**What is expected:** Nothing should be left out: output all of the entries exactly.
----------
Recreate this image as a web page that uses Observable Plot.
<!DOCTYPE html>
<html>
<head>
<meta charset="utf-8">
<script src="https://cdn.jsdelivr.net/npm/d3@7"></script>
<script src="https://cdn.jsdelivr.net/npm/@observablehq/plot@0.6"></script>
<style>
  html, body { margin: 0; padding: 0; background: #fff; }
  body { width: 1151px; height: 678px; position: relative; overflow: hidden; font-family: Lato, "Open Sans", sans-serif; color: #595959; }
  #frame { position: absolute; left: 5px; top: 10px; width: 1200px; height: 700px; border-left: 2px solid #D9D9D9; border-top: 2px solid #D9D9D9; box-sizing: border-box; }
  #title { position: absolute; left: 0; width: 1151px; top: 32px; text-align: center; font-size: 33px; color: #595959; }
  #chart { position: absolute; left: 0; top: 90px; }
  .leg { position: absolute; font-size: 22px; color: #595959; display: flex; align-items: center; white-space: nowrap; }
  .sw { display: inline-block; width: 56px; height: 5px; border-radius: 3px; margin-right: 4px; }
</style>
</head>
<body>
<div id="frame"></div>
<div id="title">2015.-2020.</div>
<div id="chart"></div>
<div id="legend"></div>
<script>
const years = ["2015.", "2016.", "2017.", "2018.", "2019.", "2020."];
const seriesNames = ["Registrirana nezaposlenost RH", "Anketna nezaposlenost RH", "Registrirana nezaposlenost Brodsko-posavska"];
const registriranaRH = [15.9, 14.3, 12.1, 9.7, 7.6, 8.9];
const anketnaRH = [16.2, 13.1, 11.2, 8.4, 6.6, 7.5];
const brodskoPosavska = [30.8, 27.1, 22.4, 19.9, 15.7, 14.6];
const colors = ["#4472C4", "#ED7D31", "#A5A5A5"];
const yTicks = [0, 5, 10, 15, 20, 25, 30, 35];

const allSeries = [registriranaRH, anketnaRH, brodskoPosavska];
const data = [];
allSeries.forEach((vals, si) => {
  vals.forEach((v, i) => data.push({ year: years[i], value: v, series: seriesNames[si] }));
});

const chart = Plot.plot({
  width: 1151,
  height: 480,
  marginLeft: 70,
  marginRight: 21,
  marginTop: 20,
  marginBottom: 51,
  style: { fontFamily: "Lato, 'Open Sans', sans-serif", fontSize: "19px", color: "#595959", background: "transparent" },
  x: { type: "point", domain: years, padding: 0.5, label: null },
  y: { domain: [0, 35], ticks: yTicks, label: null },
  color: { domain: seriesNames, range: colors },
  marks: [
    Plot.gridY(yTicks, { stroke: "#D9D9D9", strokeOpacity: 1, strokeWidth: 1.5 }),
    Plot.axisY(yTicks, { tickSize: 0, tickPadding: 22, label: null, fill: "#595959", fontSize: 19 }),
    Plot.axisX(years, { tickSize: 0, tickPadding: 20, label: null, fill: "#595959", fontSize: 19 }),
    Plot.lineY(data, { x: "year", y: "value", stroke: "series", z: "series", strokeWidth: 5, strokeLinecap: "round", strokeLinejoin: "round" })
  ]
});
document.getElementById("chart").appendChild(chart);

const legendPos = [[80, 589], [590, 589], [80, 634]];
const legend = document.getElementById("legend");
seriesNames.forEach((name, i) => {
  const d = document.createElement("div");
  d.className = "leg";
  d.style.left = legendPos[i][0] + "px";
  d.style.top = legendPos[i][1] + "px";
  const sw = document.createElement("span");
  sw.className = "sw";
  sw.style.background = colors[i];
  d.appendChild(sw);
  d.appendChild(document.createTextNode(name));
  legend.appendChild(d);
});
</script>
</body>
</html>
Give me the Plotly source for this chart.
----------
**Correct result:**
Recreate this image as a web page that uses Observable Plot.
<!DOCTYPE html>
<html>
<head>
<meta charset="utf-8">
<script src="https://cdn.jsdelivr.net/npm/d3@7"></script>
<script src="https://cdn.jsdelivr.net/npm/@observablehq/plot@0.6"></script>
<style>
  html, body { margin: 0; padding: 0; background: #fff; }
  body { width: 1151px; height: 678px; position: relative; overflow: hidden; font-family: Lato, "Open Sans", sans-serif; color: #595959; }
  #frame { position: absolute; left: 5px; top: 10px; width: 1200px; height: 700px; border-left: 2px solid #D9D9D9; border-top: 2px solid #D9D9D9; box-sizing: border-box; }
  #title { position: absolute; left: 0; width: 1151px; top: 32px; text-align: center; font-size: 33px; color: #595959; }
  #chart { position: absolute; left: 0; top: 90px; }
  .leg { position: absolute; font-size: 22px; color: #595959; display: flex; align-items: center; white-space: nowrap; }
  .sw { display: inline-block; width: 56px; height: 5px; border-radius: 3px; margin-right: 4px; }
</style>
</head>
<body>
<div id="frame"></div>
<div id="title">2015.-2020.</div>
<div id="chart"></div>
<div id="legend"></div>
<script>
const years = ["2015.", "2016.", "2017.", "2018.", "2019.", "2020."];
const seriesNames = ["Registrirana nezaposlenost RH", "Anketna nezaposlenost RH", "Registrirana nezaposlenost Brodsko-posavska"];
const registriranaRH = [15.9, 14.3, 12.1, 9.7, 7.6, 8.9];
const anketnaRH = [16.2, 13.1, 11.2, 8.4, 6.6, 7.5];
const brodskoPosavska = [30.8, 27.1, 22.4, 19.9, 15.7, 14.6];
const colors = ["#4472C4", "#ED7D31", "#A5A5A5"];
const yTicks = [0, 5, 10, 15, 20, 25, 30, 35];

const allSeries = [registriranaRH, anketnaRH, brodskoPosavska];
const data = [];
allSeries.forEach((vals, si) => {
  vals.forEach((v, i) => data.push({ year: years[i], value: v, series: seriesNames[si] }));
});

const chart = Plot.plot({
  width: 1151,
  height: 480,
  marginLeft: 70,
  marginRight: 21,
  marginTop: 20,
  marginBottom: 51,
  style: { fontFamily: "Lato, 'Open Sans', sans-serif", fontSize: "19px", color: "#595959", background: "transparent" },
  x: { type: "point", domain: years, padding: 0.5, label: null },
  y: { domain: [0, 35], ticks: yTicks, label: null },
  color: { domain: seriesNames, range: colors },
  marks: [
    Plot.gridY(yTicks, { stroke: "#D9D9D9", strokeOpacity: 1, strokeWidth: 1.5 }),
    Plot.axisY(yTicks, { tickSize: 0, tickPadding: 22, label: null, fill: "#595959", fontSize: 19 }),
    Plot.axisX(years, { tickSize: 0, tickPadding: 20, label: null, fill: "#595959", fontSize: 19 }),
    Plot.lineY(data, { x: "year", y: "value", stroke: "series", z: "series", strokeWidth: 5, strokeLinecap: "round", strokeLinejoin: "round" })
  ]
});
document.getElementById("chart").appendChild(chart);

const legendPos = [[80, 589], [590, 589], [80, 634]];
const legend = document.getElementById("legend");
seriesNames.forEach((name, i) => {
  const d = document.createElement("div");
  d.className = "leg";
  d.style.left = legendPos[i][0] + "px";
  d.style.top = legendPos[i][1] + "px";
  const sw = document.createElement("span");
  sw.className = "sw";
  sw.style.background = colors[i];
  d.appendChild(sw);
  d.appendChild(document.createTextNode(name));
  legend.appendChild(d);
});
</script>
</body>
</html>
Give me the Plotly source for this chart.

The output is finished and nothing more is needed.